┏━━

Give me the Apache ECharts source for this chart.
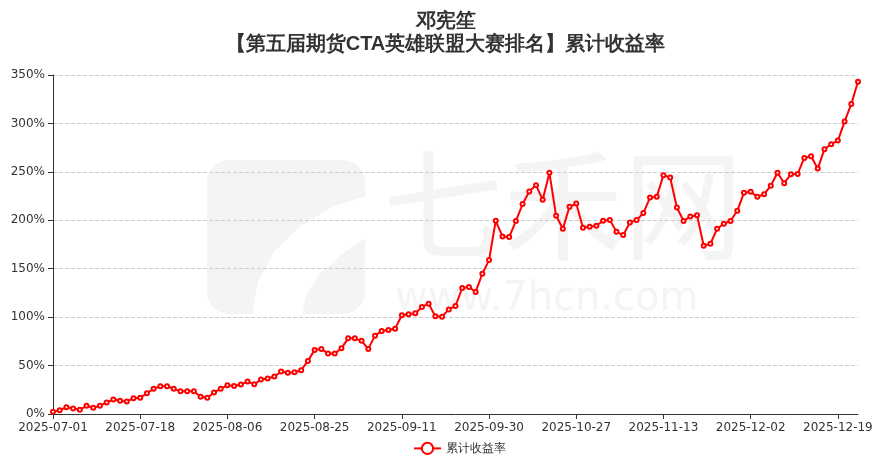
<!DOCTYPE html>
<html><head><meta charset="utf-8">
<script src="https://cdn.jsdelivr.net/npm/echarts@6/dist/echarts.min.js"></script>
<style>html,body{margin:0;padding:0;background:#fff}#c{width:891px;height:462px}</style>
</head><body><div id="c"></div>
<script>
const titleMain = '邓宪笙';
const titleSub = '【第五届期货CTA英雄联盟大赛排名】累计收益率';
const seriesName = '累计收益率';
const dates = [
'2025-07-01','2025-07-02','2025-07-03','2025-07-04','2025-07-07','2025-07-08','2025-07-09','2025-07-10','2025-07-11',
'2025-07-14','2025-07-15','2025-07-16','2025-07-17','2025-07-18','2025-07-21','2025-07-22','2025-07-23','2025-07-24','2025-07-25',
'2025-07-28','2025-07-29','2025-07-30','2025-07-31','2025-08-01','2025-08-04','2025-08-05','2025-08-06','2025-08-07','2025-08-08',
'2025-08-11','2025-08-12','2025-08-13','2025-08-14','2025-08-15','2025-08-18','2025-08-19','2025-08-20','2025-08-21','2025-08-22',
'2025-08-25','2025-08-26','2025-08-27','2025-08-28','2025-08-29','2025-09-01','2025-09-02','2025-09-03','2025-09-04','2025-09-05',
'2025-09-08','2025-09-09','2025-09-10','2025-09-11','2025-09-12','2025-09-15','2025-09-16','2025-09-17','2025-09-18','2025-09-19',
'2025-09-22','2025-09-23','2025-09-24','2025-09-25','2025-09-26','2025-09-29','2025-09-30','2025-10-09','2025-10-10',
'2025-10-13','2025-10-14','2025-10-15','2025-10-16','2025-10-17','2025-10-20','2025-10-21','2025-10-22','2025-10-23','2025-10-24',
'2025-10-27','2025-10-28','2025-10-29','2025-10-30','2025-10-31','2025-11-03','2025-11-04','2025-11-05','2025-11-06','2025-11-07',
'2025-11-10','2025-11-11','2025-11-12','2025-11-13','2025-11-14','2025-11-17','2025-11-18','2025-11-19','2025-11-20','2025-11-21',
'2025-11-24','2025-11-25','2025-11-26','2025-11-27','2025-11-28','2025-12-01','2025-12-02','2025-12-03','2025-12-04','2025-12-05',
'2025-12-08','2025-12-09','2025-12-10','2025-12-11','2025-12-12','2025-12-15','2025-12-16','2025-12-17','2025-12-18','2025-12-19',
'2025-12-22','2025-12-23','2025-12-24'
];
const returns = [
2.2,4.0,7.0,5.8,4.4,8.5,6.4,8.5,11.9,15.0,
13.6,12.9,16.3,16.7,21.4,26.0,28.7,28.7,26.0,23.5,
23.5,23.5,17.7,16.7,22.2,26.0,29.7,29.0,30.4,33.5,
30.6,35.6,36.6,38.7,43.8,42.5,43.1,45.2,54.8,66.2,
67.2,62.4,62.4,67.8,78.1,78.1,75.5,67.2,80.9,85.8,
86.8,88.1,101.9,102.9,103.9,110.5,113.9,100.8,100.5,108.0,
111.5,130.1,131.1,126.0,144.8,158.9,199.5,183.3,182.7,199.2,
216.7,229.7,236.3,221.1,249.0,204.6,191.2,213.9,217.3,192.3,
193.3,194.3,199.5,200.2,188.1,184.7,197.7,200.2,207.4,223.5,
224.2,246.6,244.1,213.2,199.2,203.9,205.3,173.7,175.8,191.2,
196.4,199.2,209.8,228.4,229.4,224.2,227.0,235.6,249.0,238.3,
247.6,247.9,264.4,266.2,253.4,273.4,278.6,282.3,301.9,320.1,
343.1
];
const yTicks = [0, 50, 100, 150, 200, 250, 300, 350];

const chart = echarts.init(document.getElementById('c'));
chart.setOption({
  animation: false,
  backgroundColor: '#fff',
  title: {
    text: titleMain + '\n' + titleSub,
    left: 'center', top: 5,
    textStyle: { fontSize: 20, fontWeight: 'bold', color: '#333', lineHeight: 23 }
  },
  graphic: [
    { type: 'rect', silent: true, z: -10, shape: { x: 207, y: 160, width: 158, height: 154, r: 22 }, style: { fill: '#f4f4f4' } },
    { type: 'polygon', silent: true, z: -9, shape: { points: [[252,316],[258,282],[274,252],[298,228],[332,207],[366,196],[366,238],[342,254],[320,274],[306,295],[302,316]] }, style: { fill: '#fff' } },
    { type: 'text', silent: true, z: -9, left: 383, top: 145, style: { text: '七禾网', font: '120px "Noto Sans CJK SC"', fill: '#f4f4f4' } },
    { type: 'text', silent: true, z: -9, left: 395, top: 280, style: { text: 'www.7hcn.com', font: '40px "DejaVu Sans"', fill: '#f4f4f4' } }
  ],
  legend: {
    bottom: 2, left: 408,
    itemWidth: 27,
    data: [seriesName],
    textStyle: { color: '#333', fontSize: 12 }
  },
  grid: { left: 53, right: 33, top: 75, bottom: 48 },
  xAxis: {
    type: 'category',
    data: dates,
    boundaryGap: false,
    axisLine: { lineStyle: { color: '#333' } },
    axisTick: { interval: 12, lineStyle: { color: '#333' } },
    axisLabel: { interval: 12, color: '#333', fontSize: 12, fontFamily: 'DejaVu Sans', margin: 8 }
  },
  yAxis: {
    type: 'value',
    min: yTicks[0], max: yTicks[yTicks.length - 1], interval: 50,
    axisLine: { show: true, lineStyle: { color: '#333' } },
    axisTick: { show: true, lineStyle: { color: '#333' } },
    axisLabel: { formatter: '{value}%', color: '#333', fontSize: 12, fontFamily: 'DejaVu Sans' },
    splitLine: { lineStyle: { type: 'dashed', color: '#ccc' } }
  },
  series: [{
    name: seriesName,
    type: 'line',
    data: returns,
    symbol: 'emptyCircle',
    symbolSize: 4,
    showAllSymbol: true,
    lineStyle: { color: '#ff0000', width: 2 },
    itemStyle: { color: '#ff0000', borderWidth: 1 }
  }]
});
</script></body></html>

┗━━

*Goal*:
Your task is an exact transcription of all the data, minus the pictures.

*Task response*:
Give me the Apache ECharts source for this chart.
<!DOCTYPE html>
<html><head><meta charset="utf-8">
<script src="https://cdn.jsdelivr.net/npm/echarts@6/dist/echarts.min.js"></script>
<style>html,body{margin:0;padding:0;background:#fff}#c{width:891px;height:462px}</style>
</head><body><div id="c"></div>
<script>
const titleMain = '邓宪笙';
const titleSub = '【第五届期货CTA英雄联盟大赛排名】累计收益率';
const seriesName = '累计收益率';
const dates = [
'2025-07-01','2025-07-02','2025-07-03','2025-07-04','2025-07-07','2025-07-08','2025-07-09','2025-07-10','2025-07-11',
'2025-07-14','2025-07-15','2025-07-16','2025-07-17','2025-07-18','2025-07-21','2025-07-22','2025-07-23','2025-07-24','2025-07-25',
'2025-07-28','2025-07-29','2025-07-30','2025-07-31','2025-08-01','2025-08-04','2025-08-05','2025-08-06','2025-08-07','2025-08-08',
'2025-08-11','2025-08-12','2025-08-13','2025-08-14','2025-08-15','2025-08-18','2025-08-19','2025-08-20','2025-08-21','2025-08-22',
'2025-08-25','2025-08-26','2025-08-27','2025-08-28','2025-08-29','2025-09-01','2025-09-02','2025-09-03','2025-09-04','2025-09-05',
'2025-09-08','2025-09-09','2025-09-10','2025-09-11','2025-09-12','2025-09-15','2025-09-16','2025-09-17','2025-09-18','2025-09-19',
'2025-09-22','2025-09-23','2025-09-24','2025-09-25','2025-09-26','2025-09-29','2025-09-30','2025-10-09','2025-10-10',
'2025-10-13','2025-10-14','2025-10-15','2025-10-16','2025-10-17','2025-10-20','2025-10-21','2025-10-22','2025-10-23','2025-10-24',
'2025-10-27','2025-10-28','2025-10-29','2025-10-30','2025-10-31','2025-11-03','2025-11-04','2025-11-05','2025-11-06','2025-11-07',
'2025-11-10','2025-11-11','2025-11-12','2025-11-13','2025-11-14','2025-11-17','2025-11-18','2025-11-19','2025-11-20','2025-11-21',
'2025-11-24','2025-11-25','2025-11-26','2025-11-27','2025-11-28','2025-12-01','2025-12-02','2025-12-03','2025-12-04','2025-12-05',
'2025-12-08','2025-12-09','2025-12-10','2025-12-11','2025-12-12','2025-12-15','2025-12-16','2025-12-17','2025-12-18','2025-12-19',
'2025-12-22','2025-12-23','2025-12-24'
];
const returns = [
2.2,4.0,7.0,5.8,4.4,8.5,6.4,8.5,11.9,15.0,
13.6,12.9,16.3,16.7,21.4,26.0,28.7,28.7,26.0,23.5,
23.5,23.5,17.7,16.7,22.2,26.0,29.7,29.0,30.4,33.5,
30.6,35.6,36.6,38.7,43.8,42.5,43.1,45.2,54.8,66.2,
67.2,62.4,62.4,67.8,78.1,78.1,75.5,67.2,80.9,85.8,
86.8,88.1,101.9,102.9,103.9,110.5,113.9,100.8,100.5,108.0,
111.5,130.1,131.1,126.0,144.8,158.9,199.5,183.3,182.7,199.2,
216.7,229.7,236.3,221.1,249.0,204.6,191.2,213.9,217.3,192.3,
193.3,194.3,199.5,200.2,188.1,184.7,197.7,200.2,207.4,223.5,
224.2,246.6,244.1,213.2,199.2,203.9,205.3,173.7,175.8,191.2,
196.4,199.2,209.8,228.4,229.4,224.2,227.0,235.6,249.0,238.3,
247.6,247.9,264.4,266.2,253.4,273.4,278.6,282.3,301.9,320.1,
343.1
];
const yTicks = [0, 50, 100, 150, 200, 250, 300, 350];

const chart = echarts.init(document.getElementById('c'));
chart.setOption({
  animation: false,
  backgroundColor: '#fff',
  title: {
    text: titleMain + '\n' + titleSub,
    left: 'center', top: 5,
    textStyle: { fontSize: 20, fontWeight: 'bold', color: '#333', lineHeight: 23 }
  },
  graphic: [
    { type: 'rect', silent: true, z: -10, shape: { x: 207, y: 160, width: 158, height: 154, r: 22 }, style: { fill: '#f4f4f4' } },
    { type: 'polygon', silent: true, z: -9, shape: { points: [[252,316],[258,282],[274,252],[298,228],[332,207],[366,196],[366,238],[342,254],[320,274],[306,295],[302,316]] }, style: { fill: '#fff' } },
    { type: 'text', silent: true, z: -9, left: 383, top: 145, style: { text: '七禾网', font: '120px "Noto Sans CJK SC"', fill: '#f4f4f4' } },
    { type: 'text', silent: true, z: -9, left: 395, top: 280, style: { text: 'www.7hcn.com', font: '40px "DejaVu Sans"', fill: '#f4f4f4' } }
  ],
  legend: {
    bottom: 2, left: 408,
    itemWidth: 27,
    data: [seriesName],
    textStyle: { color: '#333', fontSize: 12 }
  },
  grid: { left: 53, right: 33, top: 75, bottom: 48 },
  xAxis: {
    type: 'category',
    data: dates,
    boundaryGap: false,
    axisLine: { lineStyle: { color: '#333' } },
    axisTick: { interval: 12, lineStyle: { color: '#333' } },
    axisLabel: { interval: 12, color: '#333', fontSize: 12, fontFamily: 'DejaVu Sans', margin: 8 }
  },
  yAxis: {
    type: 'value',
    min: yTicks[0], max: yTicks[yTicks.length - 1], interval: 50,
    axisLine: { show: true, lineStyle: { color: '#333' } },
    axisTick: { show: true, lineStyle: { color: '#333' } },
    axisLabel: { formatter: '{value}%', color: '#333', fontSize: 12, fontFamily: 'DejaVu Sans' },
    splitLine: { lineStyle: { type: 'dashed', color: '#ccc' } }
  },
  series: [{
    name: seriesName,
    type: 'line',
    data: returns,
    symbol: 'emptyCircle',
    symbolSize: 4,
    showAllSymbol: true,
    lineStyle: { color: '#ff0000', width: 2 },
    itemStyle: { color: '#ff0000', borderWidth: 1 }
  }]
});
</script></body></html>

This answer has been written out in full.